▸ **Task prompt**
How many lines hold the string "matplotlib"? Give only the number.

▸ **Material**
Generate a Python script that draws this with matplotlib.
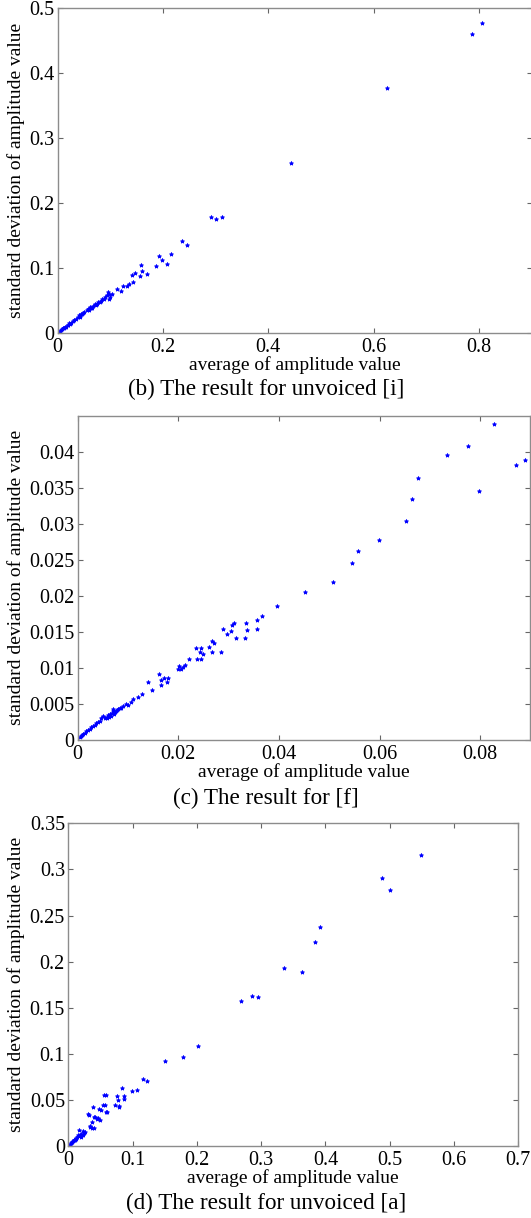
"""Scatter of amplitude std vs. mean for three sounds (three stacked panels)."""

import matplotlib
matplotlib.use("Agg")
import matplotlib.pyplot as plt
from matplotlib.ticker import FuncFormatter

plt.rcParams["font.family"] = ["Liberation Serif", "DejaVu Serif"]

# (b) unvoiced [i]
i_mean = [0.787, 0.805, 0.625, 0.444, 0.291, 0.300, 0.312, 0.237, 0.245, 0.216,
          0.192, 0.198, 0.207, 0.187, 0.158, 0.169, 0.161, 0.156, 0.147, 0.142,
          0.144, 0.136, 0.132, 0.124, 0.120, 0.113, 0.103, 0.100, 0.095, 0.093,
          0.085, 0.082, 0.077, 0.071, 0.064, 0.058, 0.051, 0.045, 0.042, 0.035,
          0.029, 0.026, 0.019, 0.016, 0.012, 0.006, 0.003, 0.048, 0.055, 0.060,
          0.062, 0.066, 0.068, 0.072, 0.075, 0.080, 0.088, 0.090, 0.097, 0.098,
          0.010, 0.014, 0.020, 0.022, 0.024, 0.008, 0.004, 0.032, 0.038, 0.040,
          0.043, 0.046]
i_std = [0.460, 0.478, 0.377, 0.262, 0.178, 0.175, 0.178, 0.141, 0.136, 0.122,
         0.119, 0.113, 0.107, 0.103, 0.105, 0.091, 0.096, 0.088, 0.092, 0.089,
         0.079, 0.076, 0.072, 0.073, 0.065, 0.068, 0.060, 0.055, 0.063, 0.058,
         0.052, 0.050, 0.048, 0.045, 0.039, 0.037, 0.033, 0.029, 0.024, 0.022,
         0.019, 0.016, 0.013, 0.010, 0.008, 0.005, 0.002, 0.031, 0.035, 0.036,
         0.040, 0.038, 0.041, 0.043, 0.044, 0.047, 0.053, 0.056, 0.060, 0.052,
         0.007, 0.009, 0.012, 0.015, 0.014, 0.006, 0.003, 0.020, 0.025, 0.027,
         0.026, 0.030]

# (c) [f]
f_mean = [0.0827, 0.0776, 0.0734, 0.0798, 0.0872, 0.0890, 0.0677, 0.0664, 0.0652, 0.0599,
          0.0558, 0.0546, 0.0508, 0.0451, 0.0397, 0.0366, 0.0356, 0.0357, 0.0337, 0.0335,
          0.0333, 0.0314, 0.0311, 0.0306, 0.0304, 0.0297, 0.0288, 0.0286, 0.0267, 0.0271,
          0.0267, 0.0261, 0.0249, 0.0245, 0.0236, 0.0244, 0.0245, 0.0237, 0.0221, 0.0213,
          0.0201, 0.0205, 0.0200, 0.0209, 0.0161, 0.0179, 0.0171, 0.0178, 0.0166, 0.0165,
          0.0140, 0.0147, 0.0129, 0.0120, 0.0111, 0.0106, 0.0101, 0.0096, 0.0091, 0.0084,
          0.0081, 0.0078, 0.0074, 0.0071, 0.0068, 0.0064, 0.0061, 0.0058, 0.0054, 0.0051,
          0.0047, 0.0044, 0.0041, 0.0037, 0.0034, 0.0027, 0.0021, 0.0014, 0.0011, 0.0007,
          0.0004, 0.0070, 0.0066, 0.0072, 0.0076, 0.0063, 0.0086, 0.0059, 0.0030, 0.0017,
          0.0009, 0.0024]
f_std = [0.0439, 0.0408, 0.0396, 0.0346, 0.0382, 0.0389, 0.0364, 0.0334, 0.0304, 0.0277,
         0.0262, 0.0245, 0.0219, 0.0205, 0.0186, 0.0172, 0.0166, 0.0154, 0.0152, 0.0163,
         0.0142, 0.0142, 0.0163, 0.0160, 0.0151, 0.0147, 0.0154, 0.0122, 0.0138, 0.0135,
         0.0122, 0.0129, 0.0119, 0.0128, 0.0128, 0.0122, 0.0112, 0.0113, 0.0112, 0.0104,
         0.0103, 0.0098, 0.0099, 0.0102, 0.0091, 0.0086, 0.0086, 0.0080, 0.0083, 0.0076,
         0.0080, 0.0069, 0.0064, 0.0060, 0.0057, 0.0053, 0.0049, 0.0050, 0.0047, 0.0045,
         0.0043, 0.0042, 0.0039, 0.0043, 0.0037, 0.0036, 0.0035, 0.0032, 0.0031, 0.0033,
         0.0030, 0.0027, 0.0025, 0.0023, 0.0021, 0.0018, 0.0014, 0.0010, 0.0008, 0.0006,
         0.0004, 0.0040, 0.0034, 0.0036, 0.0041, 0.0032, 0.0044, 0.0030, 0.0020, 0.0012,
         0.0007, 0.0016]

# (d) unvoiced [a]
a_mean = [0.549, 0.488, 0.501, 0.392, 0.384, 0.336, 0.363, 0.285, 0.295, 0.269,
          0.201, 0.179, 0.150, 0.122, 0.116, 0.106, 0.099, 0.084, 0.086, 0.086,
          0.075, 0.077, 0.078, 0.073, 0.079, 0.056, 0.054, 0.058, 0.039, 0.048,
          0.046, 0.049, 0.041, 0.037, 0.030, 0.033, 0.037, 0.023, 0.017, 0.020,
          0.015, 0.012, 0.009, 0.007, 0.004, 0.002, 0.032, 0.050, 0.060, 0.057,
          0.059, 0.040, 0.045, 0.033, 0.040, 0.005, 0.008, 0.010, 0.012, 0.014,
          0.016, 0.018, 0.020, 0.022, 0.024, 0.026, 0.003, 0.006]
a_std = [0.316, 0.291, 0.278, 0.238, 0.221, 0.193, 0.189, 0.163, 0.162, 0.157,
         0.109, 0.097, 0.092, 0.071, 0.073, 0.061, 0.060, 0.063, 0.054, 0.051,
         0.054, 0.050, 0.043, 0.044, 0.042, 0.055, 0.044, 0.037, 0.042, 0.040,
         0.030, 0.028, 0.031, 0.026, 0.035, 0.022, 0.020, 0.016, 0.017, 0.010,
         0.012, 0.008, 0.007, 0.005, 0.003, 0.001, 0.034, 0.039, 0.037, 0.044,
         0.055, 0.031, 0.029, 0.021, 0.020, 0.004, 0.006, 0.007, 0.009, 0.010,
         0.011, 0.012, 0.013, 0.012, 0.014, 0.015, 0.002, 0.004]

PANELS = [
    # mean, std, axes rect, xlim, xticks, ylim, yticks, ylabel x, caption y, caption
    (i_mean, i_std, [0.1085, 0.7266, 0.8928, 0.2666], 0.9, [0, 0.2, 0.4, 0.6, 0.8],
     0.5, [0, 0.1, 0.2, 0.3, 0.4, 0.5], -0.068, 0.6806, "(b) The result for unvoiced [i]"),
    (f_mean, f_std, [0.1461, 0.3924, 0.8529, 0.2663], 0.09, [0, 0.02, 0.04, 0.06, 0.08],
     0.045, [0, 0.005, 0.01, 0.015, 0.02, 0.025, 0.03, 0.035, 0.04], -0.115, 0.3446,
     "(c) The result for [f]"),
    (a_mean, a_std, [0.1288, 0.0591, 0.8471, 0.2649], 0.7,
     [0, 0.1, 0.2, 0.3, 0.4, 0.5, 0.6, 0.7], 0.35,
     [0, 0.05, 0.1, 0.15, 0.2, 0.25, 0.3, 0.35], -0.0956, 0.0120,
     "(d) The result for unvoiced [a]"),
]

fmt = FuncFormatter(lambda v, _: f"{v:g}")

fig = plt.figure(figsize=(5.31, 12.18), dpi=100)
for mean, std, rect, xmax, xticks, ymax, yticks, ylab_x, cap_y, caption in PANELS:
    ax = fig.add_axes(rect)
    ax.plot(mean, std, linestyle="none", marker="*", markersize=3,
            color="#0000ff", markeredgewidth=0.6)
    ax.set_xlim(0, xmax)
    ax.set_ylim(0, ymax)
    ax.set_xticks(xticks)
    ax.set_yticks(yticks)
    ax.xaxis.set_major_formatter(fmt)
    ax.yaxis.set_major_formatter(fmt)
    ax.tick_params(direction="in", length=3.6, width=0.8, color="#666666",
                   labelsize=14.5, top=True, right=True)
    ax.tick_params(axis="x", pad=3.5)
    ax.tick_params(axis="y", pad=2.5)
    for spine in ax.spines.values():
        spine.set_color("#8c8c8c")
        spine.set_linewidth(1.0)
    ax.set_xlabel("average of amplitude value", fontsize=14)
    ax.set_ylabel("standard deviation of amplitude value", fontsize=14)
    ax.xaxis.set_label_coords(0.5, -0.072)
    ax.yaxis.set_label_coords(ylab_x, 0.5)
    fig.text(0.501, cap_y, caption, ha="center", va="center", fontsize=16.7)

fig.savefig("out.png", dpi=100)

▸ **Answer to this exercise**
5